Наше юношество не имеет никакого представления о сущности фашизма, а оно должно бороться против фашизма в новом виде. Для этого юношеству нужны мы — пережившие то, что было. Мы обязаны помочь молодежи, быть с ней в ее борьбе. Таков наш долг».

Я читала и перечитывала письмо Эрики. Да, она права, говоря о нашем долге, долге старших, много видевших и переживших, вооружить нашим знанием и опытом, нашей страстью борцов молодежь. Мы не можем терять время и медлить, потому что молодежи это нужно сейчас. И еще потому, что, упуская время, мы можем и вообще не успеть.

В 1961 году я получила от Эне Зефков последнюю ее фотографию с надписью: «В сердечном единении. Эне».

Я ответила ей: «О, Эне, как много я прочла в твоих глазах! Я понимаю, что у тебя сейчас на душе!»

В ее глазах была мудрость и вместе с тем грусть. «Мне пришлось пережить столько страданий... Я всю жизнь очень много работала, не жалея себя, и эта работа принесла плоды. Теперь ко мне, наконец, пришло счастье. Но тяжело чувствовать близость разлуки со всеми, кого я люблю. Прощай, не забудь обо мне!» — все это я прочла в ее глазах.

Мне было известно, что Эне больна, и все же как тяжело было узнать, что мы уже никогда не увидим ее больше. 4 августа 1962 года она умерла. Я очень редко плачу, но при вести о смерти Эне не могла сдержать слез.

Как-то я узнала, что Эне награждена медалью имени Клары Цеткин. Я спросила ее об этом. Она коротко сказала «да», и лицо ее просветлело. Я поняла все это лишь потом, читая некролог, посвященный памяти Эне. Его мне прислали подруги.

Я прочла в некрологе, что еще в 1928 году Эне, ведшая активную работу среди женщин, получила приглашение приехать в Советский Союз и отдохнуть на одном из курортов Кавказа. Там она бывала у Клары Цеткин, встречалась с нею не один раз.

Это, наверно, и вспоминала Эне, говоря о медали. Вспоминала себя, молодую, полную надежд, и Клару Цеткин, делящуюся с ней своим огромным опытом.

Из некролога я также узнала, что Эне была членом Антифашистского комитета борцов Сопротивления, членом Интернационального комитета матерей, членом президиума Международного комитета бывших узников Равенсбрюка. Семь лет она являлась депутатом Народной палаты. Награждена орденом «Vaterlandische Verdienst».

Она боролась и служила народу до последнего своего дня.
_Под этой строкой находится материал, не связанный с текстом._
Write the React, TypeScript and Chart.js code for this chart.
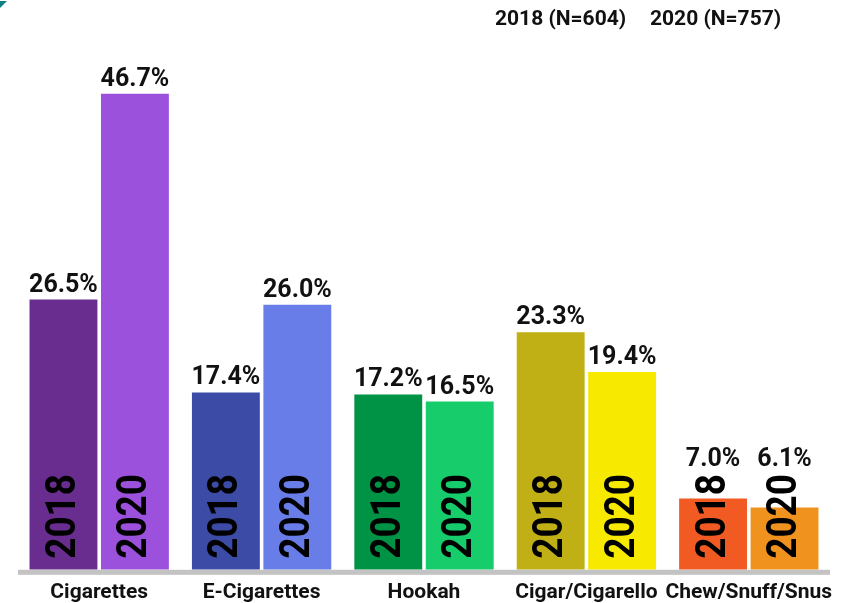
import React, { useEffect, useRef } from "react";
import { Chart, registerables } from "chart.js";

Chart.register(...registerables);

const categories = ["Cigarettes", "E-Cigarettes", "Hookah", "Cigar/Cigarello", "Chew/Snuff/Snus"];
const values2018 = [26.5, 17.4, 17.2, 23.3, 7.0];
const values2020 = [46.7, 26.0, 16.5, 19.4, 6.1];
const seriesLabels = ["2018 (N=604)", "2020 (N=757)"];
const yearLabels = ["2018", "2020"];
const colors2018 = ["#682d8e", "#3b4ba6", "#009245", "#c1b015", "#f15a22"];
const colors2020 = ["#9b51db", "#687de8", "#16cc6b", "#f7ea00", "#f0921e"];

const FONT = "Roboto";

const overlayPlugin = {
  id: "overlay",
  afterDatasetsDraw(chart: any) {
    const ctx = chart.ctx;
    const area = chart.chartArea;
    ctx.save();
    // baseline axis line
    ctx.fillStyle = "#c3c3c3";
    ctx.fillRect(area.left, area.bottom, area.right - area.left, 5);

    const yearStart = area.bottom - 11;
    const stretch = 0.88;
    chart.data.datasets.forEach((ds: any, di: number) => {
      const meta = chart.getDatasetMeta(di);
      meta.data.forEach((bar: any, i: number) => {
        const v = ds.data[i];
        // vertical year label
        ctx.save();
        ctx.font = `bold 42px ${FONT}`;
        const tw = ctx.measureText(yearLabels[di]).width * stretch;
        ctx.translate(bar.x, yearStart);
        ctx.rotate(-Math.PI / 2);
        ctx.scale(stretch, 1);
        ctx.textAlign = "left";
        ctx.textBaseline = "middle";
        ctx.fillStyle = "#000";
        ctx.fillText(yearLabels[di], 0, 1);
        ctx.restore();
        // value label
        const top = Math.min(bar.y, yearStart - tw);
        ctx.fillStyle = "#111";
        ctx.font = `bold 25px ${FONT}`;
        ctx.textAlign = "center";
        ctx.textBaseline = "alphabetic";
        ctx.fillText(v.toFixed(1) + "%", bar.x, top - 8);
      });
    });

    // legend text
    ctx.fillStyle = "#111";
    ctx.font = `bold 21px ${FONT}`;
    ctx.textAlign = "left";
    ctx.textBaseline = "middle";
    ctx.fillText(seriesLabels[0], 495, 20);
    ctx.fillText(seriesLabels[1], 650, 20);
    ctx.restore();
  },
};

export default function App() {
  const ref = useRef<HTMLCanvasElement>(null);
  useEffect(() => {
    const chart = new Chart(ref.current!, {
      type: "bar",
      data: {
        labels: categories,
        datasets: [
          { label: seriesLabels[0], data: values2018, backgroundColor: colors2018 },
          { label: seriesLabels[1], data: values2020, backgroundColor: colors2020 },
        ],
      },
      options: {
        animation: false,
        responsive: false,
        maintainAspectRatio: false,
        layout: { padding: { left: 18, right: 21, top: 60, bottom: -12 } },
        plugins: { legend: { display: false }, tooltip: { enabled: false } },
        datasets: { bar: { categoryPercentage: 0.88, barPercentage: 0.95 } },
        scales: {
          x: {
            grid: { display: false, drawTicks: false, tickLength: 0 },
            border: { display: false },
            ticks: {
              color: "#111",
              padding: 10,
              font: { family: FONT, size: 21, weight: "bold" },
              maxRotation: 0,
              autoSkip: false,
            },
          },
          y: { display: false, min: 0, max: 50 },
        },
      },
      plugins: [overlayPlugin],
    });
    return () => chart.destroy();
  }, []);
  return (
    <div style={{ position: "fixed", left: 0, top: 0, width: 851, height: 603, background: "#fff" }}>
      <div
        style={{
          position: "absolute",
          left: 0,
          top: 1,
          width: 7,
          height: 7,
          background: "#0f7f86",
          clipPath: "polygon(0 0, 100% 0, 0 100%)",
        }}
      />
      <canvas ref={ref} width={851} height={603} style={{ display: "block" }} />
    </div>
  );
}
Вскоре пришла новая печальная весть.

Осенью 1962 года я получила вырезку из газеты. Мне бросился в глаза портрет фрау Розы и сообщение:

«Последнее прости Центрального Комитета. В вечерние часы 21 сентября на 73-м году жизни умерла наша незабвенная Роза Тельман. Социа-листическая единая партия Германии, немецкий рабочий класс и немецкий народ переживают большое горе. В глубокой печали склоняемся мы перед прахом нашей любимой Розы.

Она родилась 27 марта 1890 г. в семье рабочего в Шлезвигголыптейнской области. 18-летней работницей она уже участвовала в рабочем движении. В 1920 г. в Гамбурге стала членом Коммунистической партии Германии.
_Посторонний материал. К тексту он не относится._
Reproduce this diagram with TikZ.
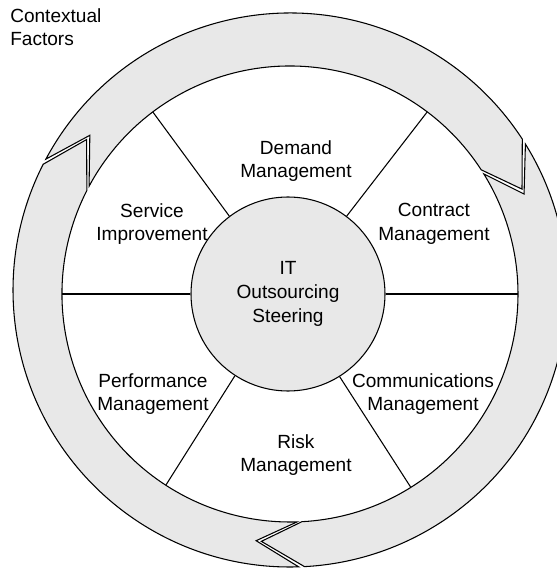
\documentclass[tikz,border=0pt]{standalone}
\usepackage{fontspec}
\setmainfont{Liberation Sans}
\usetikzlibrary{calc}

\definecolor{ringgray}{HTML}{E8E8E8}

\begin{document}
\begin{tikzpicture}[x=0.75pt, y=0.75pt,
    ringline/.style={draw=black, line width=0.8pt, fill=ringgray},
    spoke/.style={line width=0.8pt},
    label/.style={align=center, inner sep=0pt,
      font=\fontsize{14.3}{17.8}\selectfont}]
  \useasboundingbox (0,0) rectangle (557,569);
  \coordinate (O) at (290,275);
  \coordinate (P) at (290,279);
  \def\gap{1.2}

  % outer ring, three arrow segments
  \foreach \a in {153,33,-87}{
    \pgfmathsetmacro\b{\a-120}
    \draw[ringline]
      ($(P)+(\a-\gap:277)$) arc[start angle=\a-\gap, end angle=\b, radius=277]
      -- ($(P)+(\b-9.5:253)$)
      -- ($(O)+(\b:228)$) arc[start angle=\b, end angle=\a-\gap, radius=228]
      -- ($(P)+(\a-\gap-9.5:253)$) -- cycle;
  }

  % hub
  \node[draw, circle, line width=0.8pt, fill=ringgray, minimum size=145.5pt,
        inner sep=0pt, label] (hub) at (288,275) {IT\\Outsourcing\\Steering};

  % spokes
  \foreach \t in {0,53,127,180,237,302}{
    \coordinate (rim\t) at ($(O)+(\t:228)$);
    \draw[spoke] (hub.\t) -- (rim\t);
  }

  \node[label] (demand) at (296,408) {Demand\\Management};
  \node[label] (contract) at (434,345) {Contract\\Management};
  \node[label] (service) at (152,345) {Service\\Improvement};
  \node[label] (comm) at (423,175) {Communications\\Management};
  \node[label] (perf) at (153,175) {Performance\\Management};
  \node[label] (risk) at (296,114) {Risk\\Management};
  \node[label, align=left, anchor=north west] (ctx) at (10,561) {Contextual\\Factors};
\end{tikzpicture}
\end{document}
Она неутомимо исполняла свою скромную работу в рядах революционной партии рабочего класса...

Уже с 1915 г. Роза Тельман была верным товарищем и спутником в борьбе вождя рабочего класса Эрнста Тельмана, убитого фашистами.
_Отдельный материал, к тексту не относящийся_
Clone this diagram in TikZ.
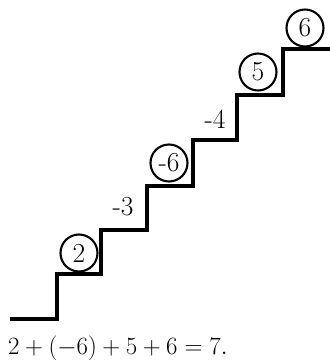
\documentclass[tikz,border=0pt]{standalone}
\begin{document}
\begin{tikzpicture}[x=1pt,y=-1pt,
  stair/.style={line width=4pt,line join=miter},
  num/.style={circle,draw,line width=2.1pt,inner sep=1pt,minimum size=37pt,font=\fontsize{27.5}{32}\selectfont},
  lab/.style={inner sep=0pt,font=\fontsize{27.5}{32}\selectfont}]
\useasboundingbox (0,0) rectangle (330,360);
\draw[stair] (10,319) -- (57,319) -- (57,274) -- (101,274) -- (101,230) -- (147,230)
  -- (147,186) -- (193,186) -- (193,140) -- (237,140) -- (237,95) -- (283,95)
  -- (283,49) -- (332,49);
\node[num] (c2) at (79,253) {2};
\node[num] (c6a) at (169,163) {-6};
\node[num] (c5) at (258,72) {5};
\node[num] (c6) at (305,28) {6};
\node[lab] (m3) at (123,207) {-3};
\node[lab] (m4) at (215,119) {-4};
\node[lab,anchor=base west] (eq) at (8,354) {$2+(-6)+5+6=7.$};
\end{tikzpicture}
\end{document}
Жестокое и тяжелое время пережила Роза Тельман в ночь фашизма. Несмотря на террор, в сотнях сложных ситуаций она отдавала все свои силы работе и не страшилась ничего, чтобы облегчить жизнь Эрнста Тельмана в фашистской тюрьме.

Когда гитлеровские фашисты под уничтожающими ударами Советской Армии увидели свой конец, они подготовили убийство Эрнста Тельмана.

Уже за несколько месяцев до этого, 5 мая 1944 г., Роза Тельман, вместе со своей дочерью Ирмой, была арестована и заключена в концлагерь Равенсбрюк...

Роза Тельман любила немецкий народ и была пламенной интернационалисткой. Она выступала за дальнейшее укрепление и углубление дружбы с советским народом, который она, как и Эрнст Тельман, глубоко уважала.

Своей последовательной борьбой за дело мира, против милитаризма и фашизма Роза Тельман приобрела уважение в рядах интернационального рабочего движения.

Товарища Розы Тельман больше нет с нами, но ее память будет жить в сердцах немецкого народа, мы склоняем наши знамена перед ее гробом».